What the task requires:
What lines of the data include the string "that"? Copy them all.

Data provided:
★ ★ ★ ★ ★ ★ ★
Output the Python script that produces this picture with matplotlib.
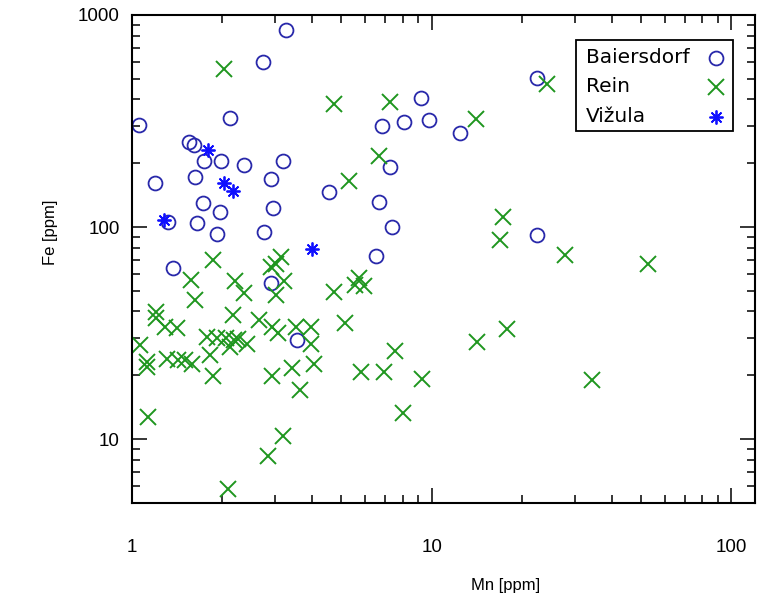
import numpy as np
import matplotlib.pyplot as plt
from matplotlib.patches import Rectangle
from matplotlib.ticker import LogLocator, NullFormatter, FixedLocator

plt.rcParams['font.family'] = ['Liberation Sans', 'DejaVu Sans']

# Mn / Fe [ppm] by locality
baiersdorf_mn = [3.27, 2.73, 2.12, 1.055, 1.55, 1.61, 1.74, 1.98, 2.37, 3.20,
                 1.19, 1.62, 2.91, 1.73, 1.97, 2.95, 1.32, 1.65, 1.92, 2.76,
                 9.21, 6.81, 8.09, 9.77, 12.46, 7.24, 4.53, 6.67, 7.40, 6.54,
                 22.4, 22.5, 1.37, 2.90, 3.55]
baiersdorf_fe = [850, 598, 326, 303, 252, 244, 205, 204, 197, 204,
                 162, 172, 168, 130, 118, 123, 106, 104, 93, 95,
                 406, 299, 313, 320, 278, 192, 147, 131, 99.7, 73,
                 505, 91.7, 64.3, 54.6, 29.3]

rein_mn = [2.02, 4.73, 7.24, 14.07, 24.3, 6.66, 5.31, 17.25, 16.85, 27.8,
           52.9, 1.86, 2.90, 3.02, 3.14, 1.57, 2.21, 3.21, 2.37, 3.03,
           1.62, 4.71, 5.72, 5.54, 5.93, 1.205, 1.205, 2.18, 2.66, 1.29,
           1.41, 2.93, 3.06, 3.53, 3.97, 5.15, 17.84, 1.063, 1.78, 1.92,
           2.06, 2.19, 2.26, 2.42, 2.12, 3.95, 14.19, 1.12, 1.12, 1.31,
           1.42, 1.50, 1.58, 1.82, 3.42, 4.04, 7.53, 1.86, 2.93, 3.63,
           5.80, 6.92, 9.29, 34.4, 1.13, 2.85, 3.18, 8.05, 2.09]
rein_fe = [554, 380, 389, 323, 473, 217, 164, 112, 86.9, 73.8,
           66.7, 69.9, 64.8, 66.9, 72.2, 56.2, 55.6, 55.6, 49.0, 47.8,
           45.3, 49.4, 57.3, 53.3, 52.9, 39.7, 37.3, 38.4, 36.4, 33.9,
           33.3, 33.8, 31.6, 33.9, 33.8, 35.4, 32.9, 27.9, 30.2, 29.9,
           29.9, 29.3, 29.5, 28.1, 27.2, 28.0, 28.6, 23.2, 21.9, 24.0,
           23.6, 23.6, 22.5, 24.9, 21.7, 22.7, 25.9, 19.9, 19.8, 17.0,
           20.7, 20.7, 19.3, 19.0, 12.7, 8.3, 10.4, 13.3, 5.84]

vizula_mn = [1.79, 2.02, 2.18, 1.28, 4.00]
vizula_fe = [231, 161, 148, 108, 79.2]

labels = ['Baiersdorf', 'Rein', 'Vižula']

C_BAI = '#2828aa'
C_REIN = '#1f961f'
C_VIZ = '#1010ff'
STAR = (8, 2, 0)

fig = plt.figure(figsize=(7.57, 5.99), dpi=100)
ax = fig.add_axes([0.1744, 0.1603, 0.823, 0.8147])

ax.plot(baiersdorf_mn, baiersdorf_fe, 'o', mfc='none', mec=C_BAI, ms=10, mew=1.3)
ax.plot(rein_mn, rein_fe, 'x', color=C_REIN, ms=11, mew=1.4)
ax.plot(vizula_mn, vizula_fe, ls='none', marker=STAR, color=C_VIZ, ms=10, mew=1.3)

ax.set_xscale('log')
ax.set_yscale('log')
ax.set_xlim(1, 120)
ax.set_ylim(5, 1000)

ax.xaxis.set_major_locator(FixedLocator([1, 10, 100]))
ax.yaxis.set_major_locator(FixedLocator([10, 100, 1000]))
ax.xaxis.set_minor_locator(LogLocator(base=10, subs=np.arange(2, 10)))
ax.yaxis.set_minor_locator(LogLocator(base=10, subs=np.arange(2, 10)))
ax.xaxis.set_minor_formatter(NullFormatter())
ax.yaxis.set_minor_formatter(NullFormatter())
ax.set_xticklabels(['1', '10', '100'])
ax.set_yticklabels(['10', '100', '1000'])

ax.tick_params(which='both', direction='in', top=True, right=True, width=1.1)
ax.tick_params(which='major', length=11)
ax.tick_params(which='minor', length=5.8)
ax.tick_params(axis='x', which='major', pad=26, labelsize=13.5)
ax.tick_params(axis='y', which='major', pad=9, labelsize=13.5)
for s in ax.spines.values():
    s.set_linewidth(1.5)

ax.set_xlabel('Mn [ppm]', fontsize=12)
ax.set_ylabel('Fe [ppm]', fontsize=12)
ax.xaxis.set_label_coords(0.60, -0.154)
ax.yaxis.set_label_coords(-0.119, 0.555)

# legend: names left, symbols right
frame = Rectangle((0.7127, 0.7623), 0.252, 0.1865, transform=ax.transAxes,
                  fill=False, ec='black', lw=1.3, zorder=5)
ax.add_patch(frame)
rows_y = [0.9119, 0.8525, 0.791]
styles = [dict(marker='o', mfc='none', mec=C_BAI, ms=10, mew=1.3),
          dict(marker='x', color=C_REIN, ms=11, mew=1.4),
          dict(marker=STAR, color=C_VIZ, ms=10, mew=1.3)]
for lab, yy, st in zip(labels, rows_y, styles):
    ax.text(0.7287, yy, lab, transform=ax.transAxes, va='center', ha='left',
            fontsize=14.5, family='DejaVu Sans')
    ax.plot([0.9374], [yy], ls='none', transform=ax.transAxes, clip_on=False, **st)

fig.savefig('out.png', dpi=100)
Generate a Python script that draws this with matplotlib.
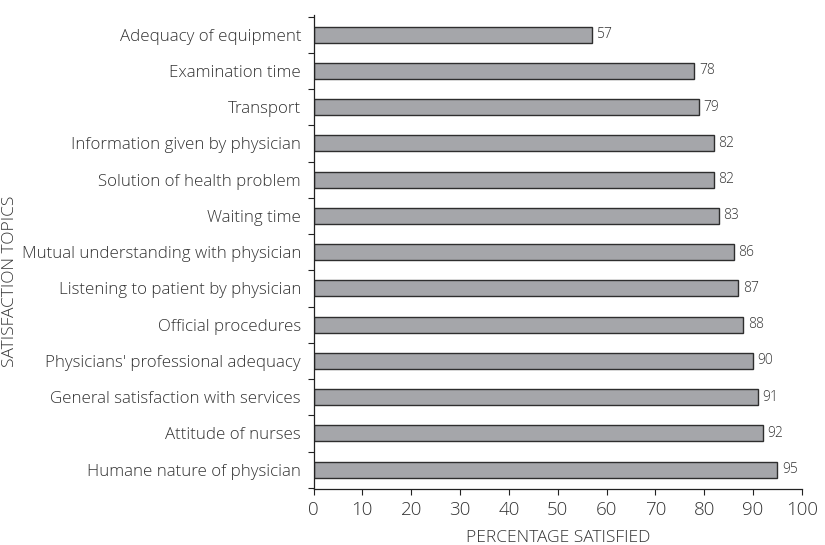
import matplotlib
matplotlib.use("Agg")
import matplotlib.pyplot as plt
import numpy as np

topics = [
    "Adequacy of equipment",
    "Examination time",
    "Transport",
    "Information given by physician",
    "Solution of health problem",
    "Waiting time",
    "Mutual understanding with physician",
    "Listening to patient by physician",
    "Official procedures",
    "Physicians' professional adequacy",
    "General satisfaction with services",
    "Attitude of nurses",
    "Humane nature of physician",
]
values = [57, 78, 79, 82, 82, 83, 86, 87, 88, 90, 91, 92, 95]
xticks = [0, 10, 20, 30, 40, 50, 60, 70, 80, 90, 100]

plt.rcParams['font.family'] = ['Open Sans', 'DejaVu Sans']
text_color = "#333333"

fig = plt.figure(figsize=(8.25, 5.45), dpi=100)
ax = fig.add_axes([0.380, 0.103, 0.592, 0.870])

y = np.arange(len(topics))
ax.barh(y, values, height=0.44, color="#a5a6aa", edgecolor="#2e2e2e", linewidth=1.0)
for yi, v in zip(y, values):
    ax.text(v + 0.9, yi, str(v), va="center", ha="left", fontsize=10, color=text_color,
            fontweight="light")

ax.set_xlim(0, 100)
ax.set_ylim(len(topics) - 0.47, -0.55)
ax.set_xticks(xticks)
ax.set_xticklabels([str(t) for t in xticks], fontsize=13.5, color=text_color, fontweight="light")
ax.set_yticks(y)
ax.set_yticklabels(topics, fontsize=12.2, color=text_color, fontweight="light")
ax.tick_params(axis="y", length=0, pad=9)
ax.set_yticks(np.arange(len(topics) + 1) - 0.5, minor=True)
ax.tick_params(axis="y", which="minor", length=4, width=0.8, direction="out", color="#222222")
ax.tick_params(axis="x", length=4, width=0.8, color="#222222", pad=5)

for s in ["top", "right"]:
    ax.spines[s].set_visible(False)
for s in ["left", "bottom"]:
    ax.spines[s].set_linewidth(0.9)
    ax.spines[s].set_color("#222222")

ax.set_xlabel("PERCENTAGE SATISFIED", fontsize=12.5, color=text_color, labelpad=8,
              fontweight="light")
fig.text(0.0125, 0.484, "SATISFACTION TOPICS", rotation=90, va="center", ha="center",
         fontsize=12.5, color=text_color, fontweight="light")

fig.savefig("out.png", dpi=100)
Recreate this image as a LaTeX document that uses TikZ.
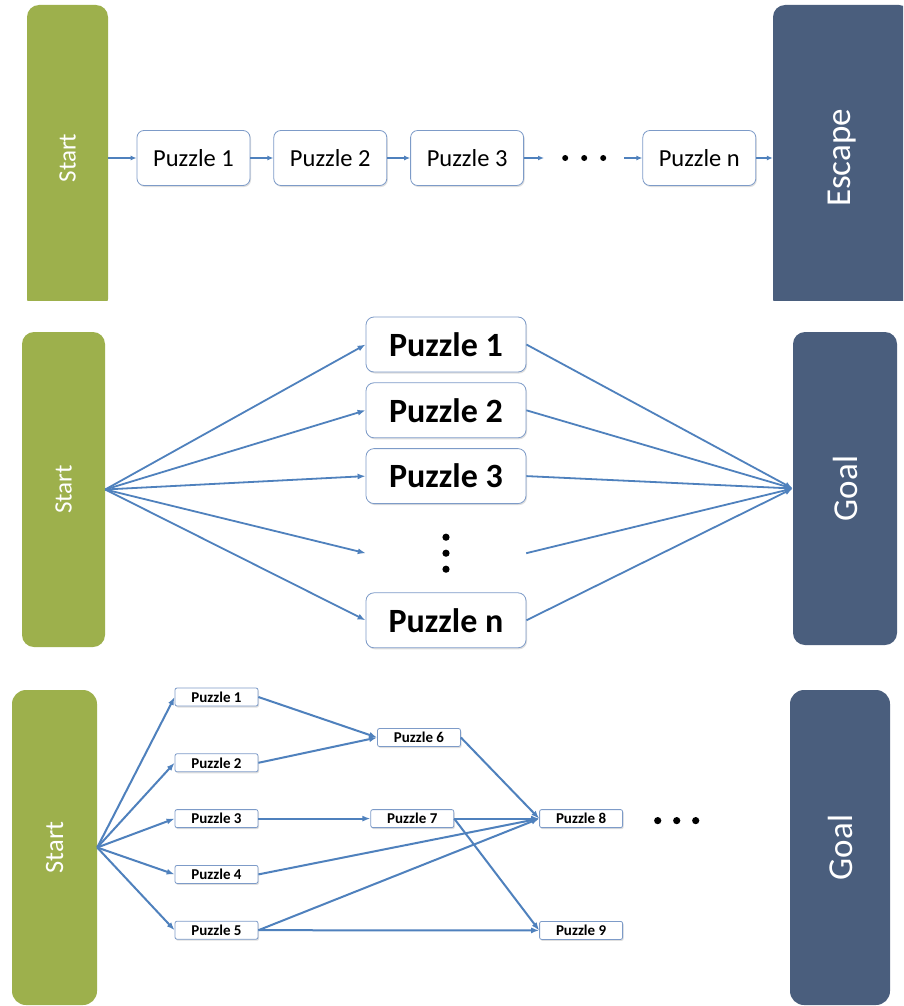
★ ★ ★ ★ ★ ★ ★
Solution to this task:
Output the Python script that produces this picture with matplotlib.
Generate a Python script that draws this with matplotlib.
Recreate this image as a LaTeX document that uses TikZ.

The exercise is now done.